- OBJECTIVE -
Copy exactly, and only, the lines starting at the line with "Clone this chart in D3.js." and ending at the line with "239, left: 79". Leave every picture out of the copy.

** Start DATA ROWS **

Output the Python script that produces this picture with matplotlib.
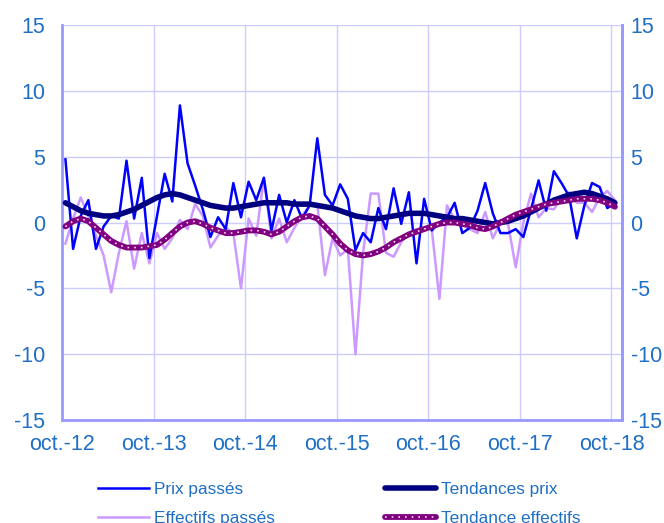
import numpy as np
import matplotlib
matplotlib.use("Agg")
import matplotlib.pyplot as plt
from matplotlib.legend_handler import HandlerTuple

plt.rcParams['font.family'] = ['Liberation Sans', 'DejaVu Sans']
plt.rcParams['axes.unicode_minus'] = False

tick_labels = ['oct.-12', 'oct.-13', 'oct.-14', 'oct.-15', 'oct.-16', 'oct.-17', 'oct.-18']

prix_passes = [4.8, -2.0, 0.5, 1.7, -2.0, -0.3, 0.5, 0.3, 4.7, 0.3, 3.4, -2.7,
               0.5, 3.7, 1.6, 8.9, 4.5, 2.8, 1.0, -1.1, 0.4, -0.5, 3.0, 0.4,
               3.1, 1.7, 3.4, -0.6, 2.1, 0.0, 1.7, 0.3, 1.3, 6.4, 2.1, 1.3,
               2.9, 1.8, -2.1, -0.8, -1.5, 1.1, -0.5, 2.6, -0.1, 2.3, -3.1, 1.8,
               -0.6, 0.0, 0.4, 1.5, -0.8, -0.4, 0.9, 3.0, 0.7, -0.8, -0.8, -0.5,
               -1.1, 1.0, 3.2, 0.9, 3.9, 3.0, 2.0, -1.2, 1.3, 3.0, 2.7, 1.1, 1.5]

effectifs_passes = [-1.6, 0.3, 1.9, 0.5, -1.0, -2.5, -5.3, -2.3, 0.1, -3.5, -0.8, -3.1,
                    -0.8, -2.0, -1.2, 0.2, -0.5, 1.4, 0.5, -1.9, -1.0, -0.4, -0.8, -5.0,
                    0.3, -1.0, 3.4, -1.2, 0.3, -1.5, -0.4, 0.5, 1.3, 1.4, -4.0, -1.2,
                    -2.5, -2.0, -10.0, -2.3, 2.2, 2.2, -2.3, -2.6, -1.5, -0.8, -0.5, -0.4,
                    -0.5, -5.8, 1.3, 0.2, -0.2, -0.5, -0.8, 0.8, -1.2, 0.0, -0.1, -3.4,
                    0.0, 2.2, 0.4, 1.1, 1.0, 1.9, 2.3, 1.5, 1.5, 0.8, 1.9, 2.4, 1.7]

tendances_prix = [1.5, 1.2, 0.9, 0.7, 0.6, 0.5, 0.5, 0.6, 0.8, 1.0, 1.3, 1.6,
                  1.9, 2.1, 2.2, 2.1, 1.9, 1.7, 1.5, 1.3, 1.2, 1.1, 1.1, 1.2,
                  1.3, 1.4, 1.5, 1.5, 1.5, 1.5, 1.4, 1.4, 1.4, 1.3, 1.2, 1.1,
                  0.9, 0.7, 0.5, 0.4, 0.3, 0.3, 0.4, 0.5, 0.6, 0.7, 0.7, 0.7,
                  0.6, 0.5, 0.4, 0.3, 0.3, 0.2, 0.1, 0.0, -0.1, 0.0, 0.1, 0.3,
                  0.5, 0.8, 1.1, 1.4, 1.7, 1.9, 2.1, 2.2, 2.3, 2.2, 2.0, 1.8, 1.5]

tendance_effectifs = [-0.3, 0.1, 0.3, 0.1, -0.4, -0.9, -1.4, -1.7, -1.9, -1.9, -1.9, -1.8,
                      -1.7, -1.3, -0.8, -0.3, 0.0, 0.1, -0.1, -0.4, -0.6, -0.8, -0.8, -0.7,
                      -0.6, -0.6, -0.7, -0.9, -0.7, -0.3, 0.1, 0.4, 0.5, 0.3, -0.3, -0.9,
                      -1.6, -2.1, -2.4, -2.5, -2.4, -2.2, -1.9, -1.5, -1.2, -0.9, -0.7, -0.5,
                      -0.3, -0.1, 0.0, 0.0, -0.1, -0.2, -0.4, -0.5, -0.3, 0.0, 0.3, 0.6,
                      0.8, 1.0, 1.2, 1.4, 1.5, 1.6, 1.7, 1.8, 1.8, 1.8, 1.7, 1.5, 1.2]

x = np.arange(len(prix_passes)) + 0.45
txt_col = '#1F6FC5'
axis_col = '#9999FF'
grid_col = '#CCCCFF'

fig = plt.figure(figsize=(6.64, 5.23), dpi=100)
ax = fig.add_axes([0.0934, 0.197, 0.8436, 0.755])

l1, = ax.plot(x, prix_passes, color='#0000FF', lw=1.8, zorder=3)
l2, = ax.plot(x, effectifs_passes, color='#CC99FF', lw=1.8, zorder=2)
l3, = ax.plot(x, tendances_prix, color='#000080', lw=4, solid_capstyle='round', zorder=4)
l4, = ax.plot(x, tendance_effectifs, color='#800080', lw=4.2, solid_capstyle='round', zorder=5)
l5, = ax.plot(x, tendance_effectifs, color='#F0D8F0', lw=1.2, ls=(0, (1, 3)), zorder=6)

ax.set_xlim(0, 73.4)
ax.set_ylim(-15, 15)
ax.set_yticks(np.arange(-15, 16, 5))
ax.set_xticks(np.arange(0, 73, 12))
ax.set_xticklabels(tick_labels)
ax.grid(True, color=grid_col, lw=1)
ax.set_axisbelow(True)

ax.spines['top'].set_visible(False)
for s in ['left', 'right', 'bottom']:
    ax.spines[s].set_color(axis_col)
    ax.spines[s].set_linewidth(2)

ax.tick_params(axis='both', length=0, labelsize=15.5, colors=txt_col)
ax.tick_params(axis='y', pad=12)
ax.tick_params(axis='x', pad=10)

ax2 = ax.twinx()
ax2.set_ylim(-15, 15)
ax2.set_yticks(np.arange(-15, 16, 5))
ax2.tick_params(axis='y', length=0, labelsize=15.5, colors=txt_col, pad=6)
for s in ['top', 'left', 'bottom']:
    ax2.spines[s].set_visible(False)
ax2.spines['right'].set_color(axis_col)
ax2.spines['right'].set_linewidth(2)

leg_kw = dict(loc='upper left', frameon=False, fontsize=12.4, labelcolor=txt_col,
              handlelength=3.0, handletextpad=0.25, labelspacing=0.85, borderpad=0,
              handler_map={tuple: HandlerTuple(ndivide=1, pad=0)})
leg1 = fig.legend([l1, l2], ['Prix passés', 'Effectifs passés'],
                  bbox_to_anchor=(89 / 664, 1 - 473 / 523), **leg_kw)
leg2 = fig.legend([l3, (l4, l5)], ['Tendances prix', 'Tendance effectifs'],
                  bbox_to_anchor=(376 / 664, 1 - 473 / 523), **leg_kw)

fig.savefig('out.png', dpi=100)
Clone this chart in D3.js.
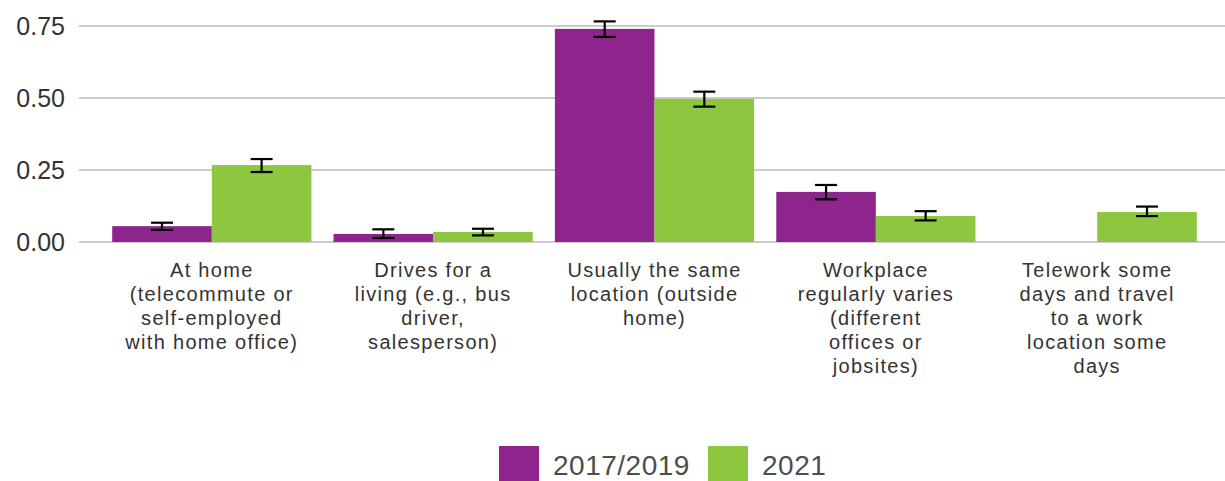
<meta charset="utf-8">
<title>Work location</title>
<style>
  body { margin: 0; background: #fff; }
  text { font-family: "Liberation Sans", Arial, sans-serif; }
</style>
<body>
<script src="https://cdn.jsdelivr.net/npm/d3@7"></script>
<script>

var width = 1225;
var height = 481;
var margin = { top: 0, right: -5, bottom: 239, left: 79 };

var categories = [
  ['At home', '(telecommute or', 'self-employed', 'with home office)'],
  ['Drives for a', 'living (e.g., bus', 'driver,', 'salesperson)'],
  ['Usually the same', 'location (outside', 'home)'],
  ['Workplace', 'regularly varies', '(different', 'offices or', 'jobsites)'],
  ['Telework some', 'days and travel', 'to a work', 'location some', 'days']
];
var series = ['2017/2019', '2021'];
var colors = ['#8e258d', '#8dc63f'];

// estimate, lower, upper ; null = no bar
var val2017 = [0.055, 0.028, 0.740, 0.174, null];
var lo2017  = [0.042, 0.014, 0.712, 0.148, null];
var hi2017  = [0.067, 0.044, 0.766, 0.198, null];
var val2021 = [0.267, 0.035, 0.497, 0.090, 0.104];
var lo2021  = [0.243, 0.023, 0.470, 0.075, 0.090];
var hi2021  = [0.288, 0.046, 0.522, 0.107, 0.123];
var yTicks = [0, 0.25, 0.5, 0.75];

var svg = d3.select('body').append('svg')
    .attr('width', width)
    .attr('height', height);

var x = d3.scalePoint()
    .domain(d3.range(categories.length))
    .range([margin.left, width - margin.right])
    .padding(0.6);

var y = d3.scaleLinear()
    .domain([0, 0.75])
    .range([height - margin.bottom, 26]);

var barW = x.step() * 0.45;

// grid lines
svg.append('g').selectAll('line')
    .data(yTicks)
    .enter().append('line')
    .attr('x1', margin.left)
    .attr('x2', width)
    .attr('y1', function(d){ return y(d); })
    .attr('y2', function(d){ return y(d); })
    .style('stroke', '#cccccc')
    .style('stroke-width', 2);

// y labels
svg.append('g').selectAll('text')
    .data(yTicks)
    .enter().append('text')
    .attr('x', 65)
    .attr('y', function(d){ return y(d); })
    .attr('dy', '0.36em')
    .attr('text-anchor', 'end')
    .style('font-size', '25px')
    .style('fill', '#333')
    .text(function(d){ return d3.format('.2f')(d); });

var rows = [];
categories.forEach(function(c, i) {
  if (val2017[i] != null) rows.push({ i: i, s: 0, v: val2017[i], lo: lo2017[i], hi: hi2017[i] });
  if (val2021[i] != null) rows.push({ i: i, s: 1, v: val2021[i], lo: lo2021[i], hi: hi2021[i] });
});

function bx(d) { return x(d.i) + (d.s - 1) * barW; }

svg.append('g').selectAll('rect')
    .data(rows)
    .enter().append('rect')
    .attr('x', bx)
    .attr('width', barW)
    .attr('y', function(d){ return y(d.v); })
    .attr('height', function(d){ return y(0) - y(d.v); })
    .style('fill', function(d){ return colors[d.s]; });

// error bars
var eb = svg.append('g').selectAll('g')
    .data(rows)
    .enter().append('g')
    .attr('transform', function(d){ return 'translate(' + (bx(d) + barW / 2) + ',0)'; })
    .style('stroke', '#000')
    .style('stroke-width', 2.2);
eb.append('line')
    .attr('y1', function(d){ return y(d.lo); })
    .attr('y2', function(d){ return y(d.hi); });
eb.append('line')
    .attr('x1', -11).attr('x2', 11)
    .attr('y1', function(d){ return y(d.hi); })
    .attr('y2', function(d){ return y(d.hi); });
eb.append('line')
    .attr('x1', -11).attr('x2', 11)
    .attr('y1', function(d){ return y(d.lo); })
    .attr('y2', function(d){ return y(d.lo); });

// x labels
var xl = svg.append('g').selectAll('text')
    .data(categories)
    .enter().append('text')
    .attr('text-anchor', 'middle')
    .style('font-size', '20px')
    .style('letter-spacing', '1.3px')
    .style('fill', '#333');
xl.selectAll('tspan')
    .data(function(d, i){ return d.map(function(t){ return { t: t, i: i }; }); })
    .enter().append('tspan')
    .attr('x', function(d){ return x(d.i); })
    .attr('y', function(d, j){ return 277 + j * 24; })
    .text(function(d){ return d.t; });

// legend
var legX = [499, 708];
var leg = svg.append('g').selectAll('g')
    .data(series)
    .enter().append('g')
    .attr('transform', function(d, i){ return 'translate(' + legX[i] + ',446)'; });
leg.append('rect')
    .attr('width', 40)
    .attr('height', 35)
    .style('fill', function(d, i){ return colors[i]; });
leg.append('text')
    .attr('x', 54)
    .attr('y', 29)
    .style('font-size', '28px')
    .style('letter-spacing', '0.5px')
    .style('fill', '#4d4d4d')
    .text(function(d){ return d; });

</script>
</body>
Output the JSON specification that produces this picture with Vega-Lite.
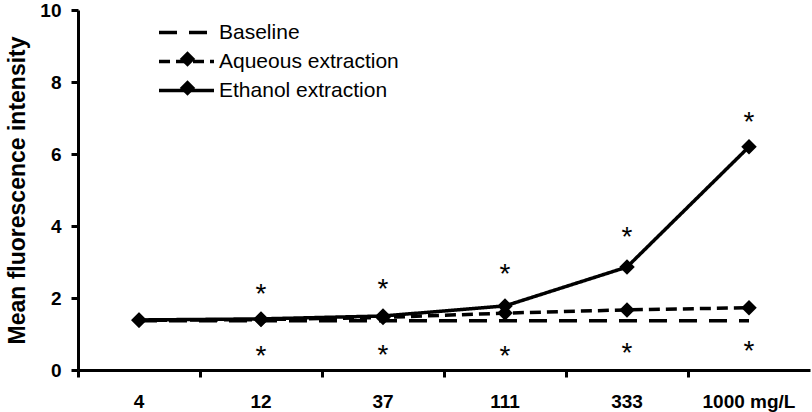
{
  "$schema": "https://vega.github.io/schema/vega-lite/v6.json",
  "width": 732,
  "height": 360,
  "autosize": {"type": "none"},
  "padding": {"left": 78, "top": 10, "right": 2, "bottom": 42},
  "background": "white",
  "config": {
    "view": {"stroke": null},
    "font": "Liberation Sans",
    "axis": {"grid": false, "domainColor": "black", "domainWidth": 3, "tickColor": "black", "tickWidth": 3, "tickSize": 7, "labelFont": "Liberation Sans", "labelFontWeight": "bold", "labelFontSize": 19, "labelColor": "black", "titleFont": "Liberation Sans", "titleFontWeight": "bold", "titleFontSize": 23, "titleColor": "black"}
  },
  "datasets": {
    "series": [
      {"dose": "4", "series": "Baseline", "value": 1.37},
      {"dose": "12", "series": "Baseline", "value": 1.37},
      {"dose": "37", "series": "Baseline", "value": 1.37},
      {"dose": "111", "series": "Baseline", "value": 1.37},
      {"dose": "333", "series": "Baseline", "value": 1.37},
      {"dose": "1000 mg/L", "series": "Baseline", "value": 1.37},
      {"dose": "4", "series": "Aqueous extraction", "value": 1.38},
      {"dose": "12", "series": "Aqueous extraction", "value": 1.4},
      {"dose": "37", "series": "Aqueous extraction", "value": 1.46},
      {"dose": "111", "series": "Aqueous extraction", "value": 1.58},
      {"dose": "333", "series": "Aqueous extraction", "value": 1.67},
      {"dose": "1000 mg/L", "series": "Aqueous extraction", "value": 1.73},
      {"dose": "4", "series": "Ethanol extraction", "value": 1.39},
      {"dose": "12", "series": "Ethanol extraction", "value": 1.42},
      {"dose": "37", "series": "Ethanol extraction", "value": 1.5},
      {"dose": "111", "series": "Ethanol extraction", "value": 1.78},
      {"dose": "333", "series": "Ethanol extraction", "value": 2.86},
      {"dose": "1000 mg/L", "series": "Ethanol extraction", "value": 6.2}
    ],
    "stars": [
      {"dose": "12", "pos": 2.25},
      {"dose": "37", "pos": 2.39},
      {"dose": "111", "pos": 2.8},
      {"dose": "333", "pos": 3.82},
      {"dose": "1000 mg/L", "pos": 7.03},
      {"dose": "12", "pos": 0.53},
      {"dose": "37", "pos": 0.56},
      {"dose": "111", "pos": 0.54},
      {"dose": "333", "pos": 0.6},
      {"dose": "1000 mg/L", "pos": 0.68}
    ]
  },
  "layer": [
    {
      "data": {"name": "series"},
      "mark": {"type": "line", "strokeWidth": 3.5, "color": "black"},
      "encoding": {
        "x": {"field": "dose", "type": "nominal", "sort": null, "scale": {"type": "band", "paddingInner": 0, "paddingOuter": 0}, "axis": {"title": null, "labelAngle": 0, "bandPosition": 0, "labelPadding": 15, "labelOffset": 0, "labelLimit": 200}},
        "y": {"field": "value", "type": "quantitative", "scale": {"domain": [0, 10], "nice": false}, "axis": {"title": "Mean fluorescence intensity", "values": [0, 2, 4, 6, 8, 10], "labelPadding": 10, "titlePadding": 10}},
        "strokeDash": {"field": "series", "type": "nominal", "sort": ["Baseline", "Aqueous extraction", "Ethanol extraction"], "scale": {"domain": ["Baseline", "Aqueous extraction", "Ethanol extraction"], "range": [[18, 12], [11, 6], [1, 0]]}, "legend": {"title": null, "orient": "none", "legendX": 93, "legendY": 7, "symbolType": "M-2,0H2", "symbolSize": 756, "symbolStrokeWidth": 3.5, "symbolStrokeColor": "black", "symbolFillColor": "transparent", "labelFontSize": 21, "labelFont": "Liberation Sans", "labelColor": "black", "labelLimit": 400, "rowPadding": 3, "labelOffset": 17}}
      }
    },
    {
      "data": {"name": "series"},
      "transform": [{"filter": "datum.series !== 'Baseline'"}],
      "mark": {"type": "point", "filled": true, "color": "black", "size": 240, "opacity": 1},
      "encoding": {
        "x": {"field": "dose", "type": "nominal", "sort": null},
        "y": {"field": "value", "type": "quantitative"},
        "shape": {"field": "series", "type": "nominal", "scale": {"domain": ["Aqueous extraction", "Ethanol extraction"], "range": ["diamond", "diamond"]}, "legend": {"title": null, "orient": "none", "legendX": 99, "legendY": 38.5, "symbolFillColor": "black", "symbolStrokeColor": "black", "symbolSize": 240, "labelFontSize": 21, "labelFont": "Liberation Sans", "labelOpacity": 0, "labelLimit": 400, "rowPadding": 6, "labelOffset": 6}}
      }
    },
    {
      "data": {"name": "stars"},
      "mark": {"type": "text", "text": "*", "fontSize": 28, "font": "Liberation Sans", "color": "black", "baseline": "middle", "dy": 6},
      "encoding": {
        "x": {"field": "dose", "type": "nominal", "sort": null},
        "y": {"field": "pos", "type": "quantitative"}
      }
    }
  ]
}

** End DATA ROWS **

- EXERCISE OUTPUT -
Clone this chart in D3.js.
<meta charset="utf-8">
<title>Work location</title>
<style>
  body { margin: 0; background: #fff; }
  text { font-family: "Liberation Sans", Arial, sans-serif; }
</style>
<body>
<script src="https://cdn.jsdelivr.net/npm/d3@7"></script>
<script>

var width = 1225;
var height = 481;
var margin = { top: 0, right: -5, bottom: 239, left: 79 };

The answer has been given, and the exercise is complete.